Reference price litigation keeps coming, and now it's targeting a big one. In Berger et al. v. The Home Depot USA Inc., No. 1:24-cv-01435 (N.D. Ga. Apr. 1, 2026), U.S. District Judge Victoria Calvert dismissed one claim but allowed the bulk of a false reference pricing class action against Home Depot to proceed. As I wrote when the Snapfish case was filed, courts are generally willing to let these claims through at the pleading stage, and this ruling is consistent with that trend.
The Allegations and the Ruling
The plaintiffs, Georgia and California residents who primarily purchased products on HomeDepot.com, allege that Home Depot displays crossed-out "original" prices next to lower "sale" prices, when in fact many products were never sold at the original price or were listed at the purported discount price for months on end. The complaint asserts violations of Georgia's Fair Business Practices Act and California's Unfair Competition Law, False Advertising Law, and Consumer Legal Remedies Act.
Judge Calvert dismissed the Georgia FBPA claim, but not on the merits. The problem was the injury pleading: under the FBPA, plaintiffs must allege overpayment by some objective measure, such as a base market price or evidence that Home Depot charged more for the same merchandise, not merely a subjective belief that they overpaid. The California claims were a different story. The court found that the allegation that Home Depot's "sale" prices were not genuine sale prices was sufficient to state a claim under the FAL, which in turn served as a predicate for the UCL's unlawful and fraudulent prongs. The CLRA claim survived as well, fitting squarely within that statute's prohibition on false or misleading statements about the reasons for or amounts of price reductions. There is also a pending choice-of-law dispute: Home Depot argued that a Georgia choice-of-law clause in its terms should govern two California plaintiffs' claims, but the court declined to resolve the issue without the actual contract in hand.

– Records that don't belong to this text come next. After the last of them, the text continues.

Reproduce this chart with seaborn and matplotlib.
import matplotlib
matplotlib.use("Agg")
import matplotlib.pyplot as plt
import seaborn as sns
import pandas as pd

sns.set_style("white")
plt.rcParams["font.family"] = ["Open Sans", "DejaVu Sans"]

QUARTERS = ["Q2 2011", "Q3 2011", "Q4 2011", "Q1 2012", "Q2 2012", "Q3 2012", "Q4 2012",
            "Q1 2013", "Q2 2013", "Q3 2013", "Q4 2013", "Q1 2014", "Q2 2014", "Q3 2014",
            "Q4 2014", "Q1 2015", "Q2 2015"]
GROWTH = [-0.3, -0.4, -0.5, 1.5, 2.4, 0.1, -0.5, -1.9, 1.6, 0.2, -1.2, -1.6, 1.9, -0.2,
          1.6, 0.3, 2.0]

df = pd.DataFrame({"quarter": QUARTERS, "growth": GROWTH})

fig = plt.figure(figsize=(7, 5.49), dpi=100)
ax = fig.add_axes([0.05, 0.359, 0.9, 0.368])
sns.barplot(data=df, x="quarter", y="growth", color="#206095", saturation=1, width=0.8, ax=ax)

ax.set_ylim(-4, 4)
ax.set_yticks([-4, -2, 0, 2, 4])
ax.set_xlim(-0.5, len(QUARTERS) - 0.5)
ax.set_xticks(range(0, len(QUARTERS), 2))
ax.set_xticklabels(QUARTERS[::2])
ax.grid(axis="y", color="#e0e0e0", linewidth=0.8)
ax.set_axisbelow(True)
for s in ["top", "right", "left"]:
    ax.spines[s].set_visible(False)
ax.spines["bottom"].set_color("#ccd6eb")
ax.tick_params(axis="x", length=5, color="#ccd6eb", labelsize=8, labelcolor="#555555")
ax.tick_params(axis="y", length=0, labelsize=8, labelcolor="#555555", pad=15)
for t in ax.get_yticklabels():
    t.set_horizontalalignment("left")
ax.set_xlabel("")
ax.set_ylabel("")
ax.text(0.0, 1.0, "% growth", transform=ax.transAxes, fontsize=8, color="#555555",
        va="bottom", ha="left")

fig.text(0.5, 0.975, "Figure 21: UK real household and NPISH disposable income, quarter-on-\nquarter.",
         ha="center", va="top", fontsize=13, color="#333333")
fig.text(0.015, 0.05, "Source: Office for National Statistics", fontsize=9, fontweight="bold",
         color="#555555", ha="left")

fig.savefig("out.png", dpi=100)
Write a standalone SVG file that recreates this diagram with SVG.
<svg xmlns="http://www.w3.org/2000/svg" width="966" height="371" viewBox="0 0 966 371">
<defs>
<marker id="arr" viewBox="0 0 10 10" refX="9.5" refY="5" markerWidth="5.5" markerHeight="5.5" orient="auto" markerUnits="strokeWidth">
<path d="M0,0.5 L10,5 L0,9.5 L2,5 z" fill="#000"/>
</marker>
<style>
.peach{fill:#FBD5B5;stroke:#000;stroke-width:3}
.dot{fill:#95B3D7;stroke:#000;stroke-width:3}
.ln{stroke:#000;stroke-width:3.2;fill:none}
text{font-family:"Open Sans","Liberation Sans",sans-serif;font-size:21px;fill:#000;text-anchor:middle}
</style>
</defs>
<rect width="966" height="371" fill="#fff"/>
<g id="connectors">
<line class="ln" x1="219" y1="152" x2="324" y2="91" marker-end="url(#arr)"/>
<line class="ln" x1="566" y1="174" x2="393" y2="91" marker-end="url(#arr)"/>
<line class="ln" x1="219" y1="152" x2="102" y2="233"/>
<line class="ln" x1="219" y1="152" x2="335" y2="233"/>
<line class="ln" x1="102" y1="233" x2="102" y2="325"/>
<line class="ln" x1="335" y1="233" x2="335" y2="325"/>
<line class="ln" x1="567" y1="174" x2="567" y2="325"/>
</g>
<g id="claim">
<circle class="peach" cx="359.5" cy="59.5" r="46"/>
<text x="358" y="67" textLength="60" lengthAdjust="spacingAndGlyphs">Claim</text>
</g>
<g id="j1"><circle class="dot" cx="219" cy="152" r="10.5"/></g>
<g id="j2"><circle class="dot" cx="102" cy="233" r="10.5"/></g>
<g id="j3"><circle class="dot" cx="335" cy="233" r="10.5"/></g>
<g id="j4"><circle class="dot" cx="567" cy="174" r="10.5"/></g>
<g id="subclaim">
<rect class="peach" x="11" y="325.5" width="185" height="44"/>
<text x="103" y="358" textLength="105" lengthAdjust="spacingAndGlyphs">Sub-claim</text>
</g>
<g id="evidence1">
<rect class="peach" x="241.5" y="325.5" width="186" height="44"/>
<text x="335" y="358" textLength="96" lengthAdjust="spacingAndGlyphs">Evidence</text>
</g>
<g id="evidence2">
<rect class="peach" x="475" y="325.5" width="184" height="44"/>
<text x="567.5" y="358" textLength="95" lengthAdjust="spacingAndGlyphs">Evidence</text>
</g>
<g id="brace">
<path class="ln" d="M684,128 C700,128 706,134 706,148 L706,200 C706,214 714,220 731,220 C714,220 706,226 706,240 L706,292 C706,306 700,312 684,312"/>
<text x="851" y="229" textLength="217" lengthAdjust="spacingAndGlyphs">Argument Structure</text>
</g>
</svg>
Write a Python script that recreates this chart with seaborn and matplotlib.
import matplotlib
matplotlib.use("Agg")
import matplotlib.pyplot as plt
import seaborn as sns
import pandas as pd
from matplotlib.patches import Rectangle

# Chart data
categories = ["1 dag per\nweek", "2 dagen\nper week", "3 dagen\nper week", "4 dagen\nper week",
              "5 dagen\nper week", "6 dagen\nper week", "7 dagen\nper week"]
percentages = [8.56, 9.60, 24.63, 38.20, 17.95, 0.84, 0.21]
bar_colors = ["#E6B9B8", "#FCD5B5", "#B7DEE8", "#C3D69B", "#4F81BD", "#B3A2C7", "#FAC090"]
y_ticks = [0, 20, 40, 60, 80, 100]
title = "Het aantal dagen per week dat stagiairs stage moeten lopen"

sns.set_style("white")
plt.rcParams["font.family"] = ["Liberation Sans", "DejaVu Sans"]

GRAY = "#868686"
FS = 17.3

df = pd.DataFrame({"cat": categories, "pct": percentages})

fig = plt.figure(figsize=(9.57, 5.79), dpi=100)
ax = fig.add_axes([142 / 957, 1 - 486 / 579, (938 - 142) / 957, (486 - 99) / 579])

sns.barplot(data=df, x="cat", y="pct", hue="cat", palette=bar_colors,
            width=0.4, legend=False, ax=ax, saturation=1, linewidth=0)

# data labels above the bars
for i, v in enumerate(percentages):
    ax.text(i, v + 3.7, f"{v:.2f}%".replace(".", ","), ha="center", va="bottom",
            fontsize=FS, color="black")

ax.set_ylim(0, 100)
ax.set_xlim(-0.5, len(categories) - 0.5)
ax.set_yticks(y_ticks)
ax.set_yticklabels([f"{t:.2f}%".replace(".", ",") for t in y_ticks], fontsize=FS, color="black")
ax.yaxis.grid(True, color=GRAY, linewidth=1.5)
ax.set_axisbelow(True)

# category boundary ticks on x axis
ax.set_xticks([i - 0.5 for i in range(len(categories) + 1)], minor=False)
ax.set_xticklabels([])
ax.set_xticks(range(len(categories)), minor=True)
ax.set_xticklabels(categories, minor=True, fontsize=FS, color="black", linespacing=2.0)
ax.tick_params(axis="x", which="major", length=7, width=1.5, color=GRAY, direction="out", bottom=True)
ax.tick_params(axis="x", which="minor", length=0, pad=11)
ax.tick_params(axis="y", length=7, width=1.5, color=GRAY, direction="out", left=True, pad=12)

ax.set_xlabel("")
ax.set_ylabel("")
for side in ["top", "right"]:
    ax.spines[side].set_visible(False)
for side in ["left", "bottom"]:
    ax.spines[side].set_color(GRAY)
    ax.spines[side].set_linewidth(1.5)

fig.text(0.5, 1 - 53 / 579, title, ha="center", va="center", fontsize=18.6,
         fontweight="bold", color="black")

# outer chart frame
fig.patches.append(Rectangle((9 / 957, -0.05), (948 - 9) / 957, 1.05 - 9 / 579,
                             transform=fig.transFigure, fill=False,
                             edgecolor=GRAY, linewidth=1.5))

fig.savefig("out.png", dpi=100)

The Takeaway for Advertisers
Nothing new here, but worth repeating as these cases keep coming:
- Reference prices should be real. A crossed-out price must reflect a bona fide regular price at which the product was genuinely offered for a meaningful period.
- Perpetual "sales" are a red flag. If a product has been on sale since it was listed, plaintiffs will argue it was never full price.
- California is the highest-risk forum. The UCL, FAL, and CLRA are the workhorses of this litigation, and they have teeth at the pleading stage.
- Document your pricing history. Companies should be able to show how reference prices were set and when products were actually offered at those prices.
The FBPA dismissal is a small win for Home Depot, but a pleading deficiency is not a defense on the merits, and three California claims proceeding is the real headline.